>> Begin Provided data
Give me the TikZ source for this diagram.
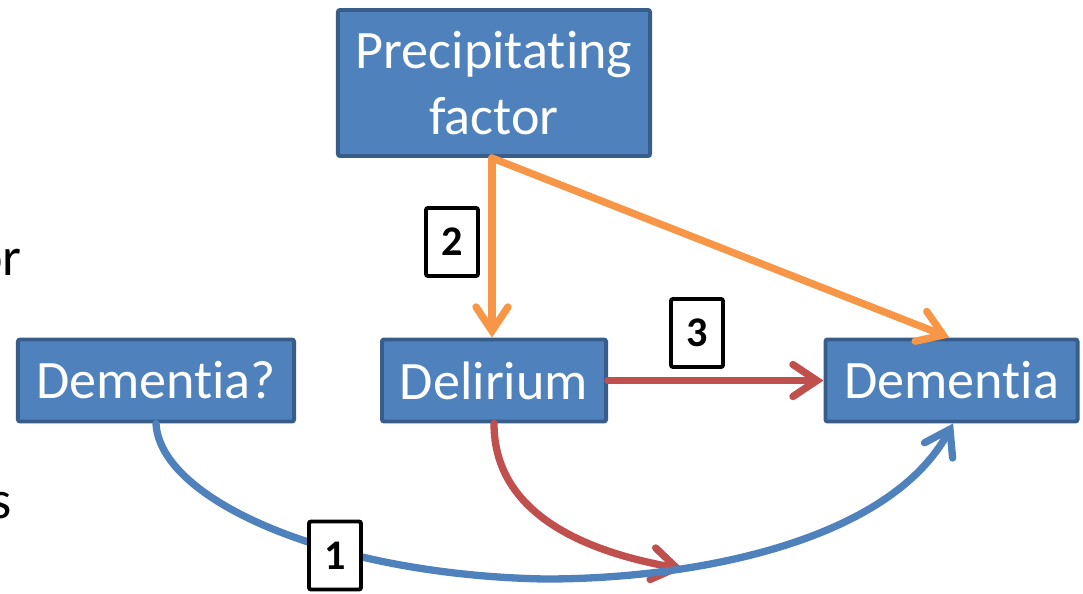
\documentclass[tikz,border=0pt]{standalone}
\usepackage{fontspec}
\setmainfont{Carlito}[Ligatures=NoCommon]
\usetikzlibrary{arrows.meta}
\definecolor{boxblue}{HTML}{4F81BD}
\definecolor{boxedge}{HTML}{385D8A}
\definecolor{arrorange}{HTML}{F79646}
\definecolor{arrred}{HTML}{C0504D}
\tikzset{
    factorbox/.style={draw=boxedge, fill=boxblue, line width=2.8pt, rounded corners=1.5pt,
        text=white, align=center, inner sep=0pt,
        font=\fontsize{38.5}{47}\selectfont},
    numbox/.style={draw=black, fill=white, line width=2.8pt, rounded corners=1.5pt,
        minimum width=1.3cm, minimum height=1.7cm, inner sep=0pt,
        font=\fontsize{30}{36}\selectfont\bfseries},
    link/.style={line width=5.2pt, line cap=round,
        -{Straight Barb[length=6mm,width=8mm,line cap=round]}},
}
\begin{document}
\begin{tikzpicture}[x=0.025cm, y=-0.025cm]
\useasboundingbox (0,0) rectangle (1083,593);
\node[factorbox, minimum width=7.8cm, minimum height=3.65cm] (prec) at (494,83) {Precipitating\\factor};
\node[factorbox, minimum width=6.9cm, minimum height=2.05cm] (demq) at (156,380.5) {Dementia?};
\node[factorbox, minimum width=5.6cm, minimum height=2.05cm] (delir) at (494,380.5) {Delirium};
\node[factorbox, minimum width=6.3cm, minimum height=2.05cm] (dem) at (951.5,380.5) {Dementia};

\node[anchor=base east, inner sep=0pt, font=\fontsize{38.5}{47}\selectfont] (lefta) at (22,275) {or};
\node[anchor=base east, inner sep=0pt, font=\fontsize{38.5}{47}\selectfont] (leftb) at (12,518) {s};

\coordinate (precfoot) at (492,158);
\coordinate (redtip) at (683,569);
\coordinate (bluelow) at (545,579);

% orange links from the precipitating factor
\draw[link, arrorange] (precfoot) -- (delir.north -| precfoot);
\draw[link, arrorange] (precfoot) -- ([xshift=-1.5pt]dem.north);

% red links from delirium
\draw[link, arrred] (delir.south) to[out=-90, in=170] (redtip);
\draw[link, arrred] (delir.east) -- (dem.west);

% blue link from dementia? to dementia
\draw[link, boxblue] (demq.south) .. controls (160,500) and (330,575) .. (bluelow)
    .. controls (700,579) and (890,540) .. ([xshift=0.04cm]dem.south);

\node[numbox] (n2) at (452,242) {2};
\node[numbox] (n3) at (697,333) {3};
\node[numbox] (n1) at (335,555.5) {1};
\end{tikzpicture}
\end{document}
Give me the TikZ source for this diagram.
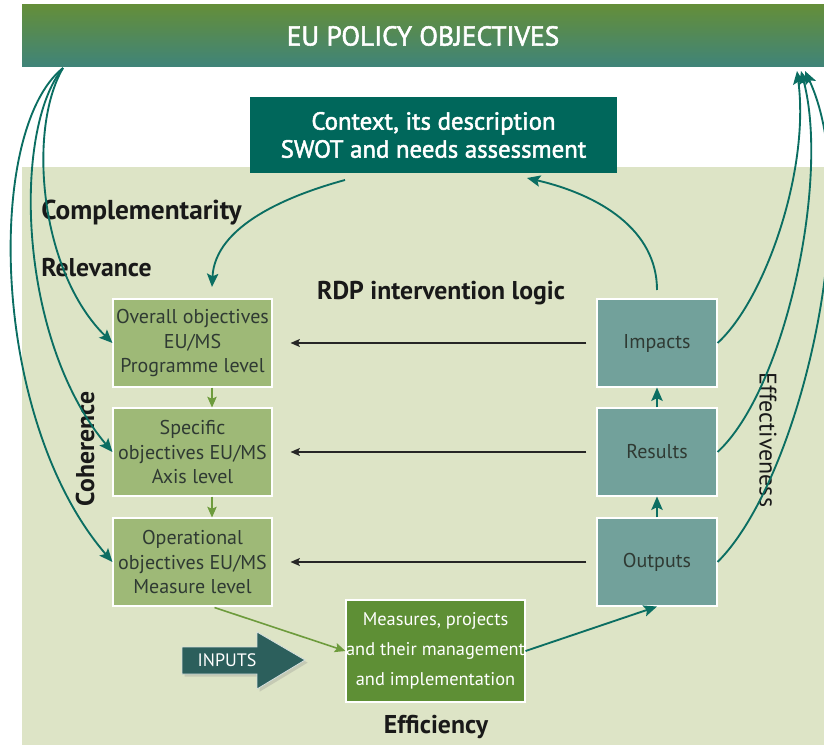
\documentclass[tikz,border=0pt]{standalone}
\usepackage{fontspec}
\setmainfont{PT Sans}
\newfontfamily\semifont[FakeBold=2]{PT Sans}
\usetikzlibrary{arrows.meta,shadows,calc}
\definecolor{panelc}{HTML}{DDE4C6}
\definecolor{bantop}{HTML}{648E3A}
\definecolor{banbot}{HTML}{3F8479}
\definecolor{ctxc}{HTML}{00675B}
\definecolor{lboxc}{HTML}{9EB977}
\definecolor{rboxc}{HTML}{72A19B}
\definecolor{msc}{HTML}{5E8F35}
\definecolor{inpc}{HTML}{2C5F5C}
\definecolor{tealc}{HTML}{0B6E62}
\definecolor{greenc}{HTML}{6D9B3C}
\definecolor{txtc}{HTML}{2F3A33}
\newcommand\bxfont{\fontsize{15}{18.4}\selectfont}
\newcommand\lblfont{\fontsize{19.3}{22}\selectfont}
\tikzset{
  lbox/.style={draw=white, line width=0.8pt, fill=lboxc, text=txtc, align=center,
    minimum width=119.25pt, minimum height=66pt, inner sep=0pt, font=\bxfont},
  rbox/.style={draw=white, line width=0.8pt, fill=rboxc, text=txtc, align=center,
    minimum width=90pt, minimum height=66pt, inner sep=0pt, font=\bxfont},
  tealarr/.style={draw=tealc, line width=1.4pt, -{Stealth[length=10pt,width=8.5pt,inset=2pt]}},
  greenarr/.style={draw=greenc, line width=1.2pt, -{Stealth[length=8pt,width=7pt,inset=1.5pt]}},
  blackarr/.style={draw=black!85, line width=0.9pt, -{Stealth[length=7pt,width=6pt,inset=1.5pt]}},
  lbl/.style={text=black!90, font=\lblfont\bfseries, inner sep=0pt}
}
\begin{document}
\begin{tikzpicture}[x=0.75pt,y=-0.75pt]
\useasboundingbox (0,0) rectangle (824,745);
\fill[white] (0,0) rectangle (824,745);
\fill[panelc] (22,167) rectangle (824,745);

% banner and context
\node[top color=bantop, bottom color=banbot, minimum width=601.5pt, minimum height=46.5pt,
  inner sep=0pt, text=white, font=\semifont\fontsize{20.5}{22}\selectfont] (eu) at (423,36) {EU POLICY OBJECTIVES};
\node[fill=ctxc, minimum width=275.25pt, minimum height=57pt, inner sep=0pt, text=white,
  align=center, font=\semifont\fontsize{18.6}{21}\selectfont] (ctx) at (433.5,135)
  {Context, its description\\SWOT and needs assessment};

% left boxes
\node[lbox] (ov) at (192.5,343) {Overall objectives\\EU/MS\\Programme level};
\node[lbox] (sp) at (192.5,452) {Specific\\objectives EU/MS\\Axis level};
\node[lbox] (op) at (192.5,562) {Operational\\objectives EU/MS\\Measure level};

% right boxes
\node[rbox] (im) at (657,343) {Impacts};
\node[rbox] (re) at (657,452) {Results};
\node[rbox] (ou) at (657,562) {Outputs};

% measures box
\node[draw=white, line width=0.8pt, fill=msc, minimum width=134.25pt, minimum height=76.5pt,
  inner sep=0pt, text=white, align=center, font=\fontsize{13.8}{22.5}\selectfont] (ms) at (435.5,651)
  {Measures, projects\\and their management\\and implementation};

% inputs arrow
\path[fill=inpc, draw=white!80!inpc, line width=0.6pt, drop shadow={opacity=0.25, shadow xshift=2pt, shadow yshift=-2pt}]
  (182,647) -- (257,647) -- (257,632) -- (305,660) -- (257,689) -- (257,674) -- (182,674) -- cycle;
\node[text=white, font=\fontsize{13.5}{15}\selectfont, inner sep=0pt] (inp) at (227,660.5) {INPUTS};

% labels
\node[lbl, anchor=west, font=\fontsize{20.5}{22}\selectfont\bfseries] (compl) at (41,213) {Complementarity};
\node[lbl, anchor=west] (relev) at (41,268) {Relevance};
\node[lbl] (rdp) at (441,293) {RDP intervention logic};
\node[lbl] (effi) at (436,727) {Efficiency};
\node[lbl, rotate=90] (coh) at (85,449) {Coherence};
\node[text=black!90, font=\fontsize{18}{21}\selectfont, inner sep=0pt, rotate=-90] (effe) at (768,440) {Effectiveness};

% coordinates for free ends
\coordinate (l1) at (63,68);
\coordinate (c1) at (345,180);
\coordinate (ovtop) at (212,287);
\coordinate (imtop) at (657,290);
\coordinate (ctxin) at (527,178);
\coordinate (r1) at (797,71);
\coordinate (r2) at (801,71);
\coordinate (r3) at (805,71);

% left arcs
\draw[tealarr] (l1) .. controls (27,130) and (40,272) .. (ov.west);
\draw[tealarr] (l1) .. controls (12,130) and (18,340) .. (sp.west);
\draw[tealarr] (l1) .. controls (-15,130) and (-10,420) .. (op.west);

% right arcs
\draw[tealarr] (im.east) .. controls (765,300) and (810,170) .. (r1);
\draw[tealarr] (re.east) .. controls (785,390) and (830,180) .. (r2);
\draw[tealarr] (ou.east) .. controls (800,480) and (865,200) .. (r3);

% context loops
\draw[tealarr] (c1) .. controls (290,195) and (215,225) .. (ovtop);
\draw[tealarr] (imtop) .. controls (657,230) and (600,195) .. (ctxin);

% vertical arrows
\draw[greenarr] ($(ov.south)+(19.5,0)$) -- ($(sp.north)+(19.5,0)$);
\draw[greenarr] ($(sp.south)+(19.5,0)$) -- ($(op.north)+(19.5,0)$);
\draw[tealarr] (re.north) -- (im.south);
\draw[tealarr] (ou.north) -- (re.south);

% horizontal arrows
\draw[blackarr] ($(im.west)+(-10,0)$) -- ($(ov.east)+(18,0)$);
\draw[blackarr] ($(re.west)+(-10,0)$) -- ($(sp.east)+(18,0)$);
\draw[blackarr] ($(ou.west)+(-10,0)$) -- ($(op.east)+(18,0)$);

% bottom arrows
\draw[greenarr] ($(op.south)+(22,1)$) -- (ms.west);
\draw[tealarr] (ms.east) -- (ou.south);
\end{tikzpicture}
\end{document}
>> End Provided data
Write out, word for word, the lines from the start of the data through the one holding "(890,540) .. ([xshift=0.04cm]dem.south);". Omit pictures.

Give me the TikZ source for this diagram.
\documentclass[tikz,border=0pt]{standalone}
\usepackage{fontspec}
\setmainfont{Carlito}[Ligatures=NoCommon]
\usetikzlibrary{arrows.meta}
\definecolor{boxblue}{HTML}{4F81BD}
\definecolor{boxedge}{HTML}{385D8A}
\definecolor{arrorange}{HTML}{F79646}
\definecolor{arrred}{HTML}{C0504D}
\tikzset{
    factorbox/.style={draw=boxedge, fill=boxblue, line width=2.8pt, rounded corners=1.5pt,
        text=white, align=center, inner sep=0pt,
        font=\fontsize{38.5}{47}\selectfont},
    numbox/.style={draw=black, fill=white, line width=2.8pt, rounded corners=1.5pt,
        minimum width=1.3cm, minimum height=1.7cm, inner sep=0pt,
        font=\fontsize{30}{36}\selectfont\bfseries},
    link/.style={line width=5.2pt, line cap=round,
        -{Straight Barb[length=6mm,width=8mm,line cap=round]}},
}
\begin{document}
\begin{tikzpicture}[x=0.025cm, y=-0.025cm]
\useasboundingbox (0,0) rectangle (1083,593);
\node[factorbox, minimum width=7.8cm, minimum height=3.65cm] (prec) at (494,83) {Precipitating\\factor};
\node[factorbox, minimum width=6.9cm, minimum height=2.05cm] (demq) at (156,380.5) {Dementia?};
\node[factorbox, minimum width=5.6cm, minimum height=2.05cm] (delir) at (494,380.5) {Delirium};
\node[factorbox, minimum width=6.3cm, minimum height=2.05cm] (dem) at (951.5,380.5) {Dementia};

\node[anchor=base east, inner sep=0pt, font=\fontsize{38.5}{47}\selectfont] (lefta) at (22,275) {or};
\node[anchor=base east, inner sep=0pt, font=\fontsize{38.5}{47}\selectfont] (leftb) at (12,518) {s};

\coordinate (precfoot) at (492,158);
\coordinate (redtip) at (683,569);
\coordinate (bluelow) at (545,579);

% orange links from the precipitating factor
\draw[link, arrorange] (precfoot) -- (delir.north -| precfoot);
\draw[link, arrorange] (precfoot) -- ([xshift=-1.5pt]dem.north);

% red links from delirium
\draw[link, arrred] (delir.south) to[out=-90, in=170] (redtip);
\draw[link, arrred] (delir.east) -- (dem.west);

% blue link from dementia? to dementia
\draw[link, boxblue] (demq.south) .. controls (160,500) and (330,575) .. (bluelow)
    .. controls (700,579) and (890,540) .. ([xshift=0.04cm]dem.south);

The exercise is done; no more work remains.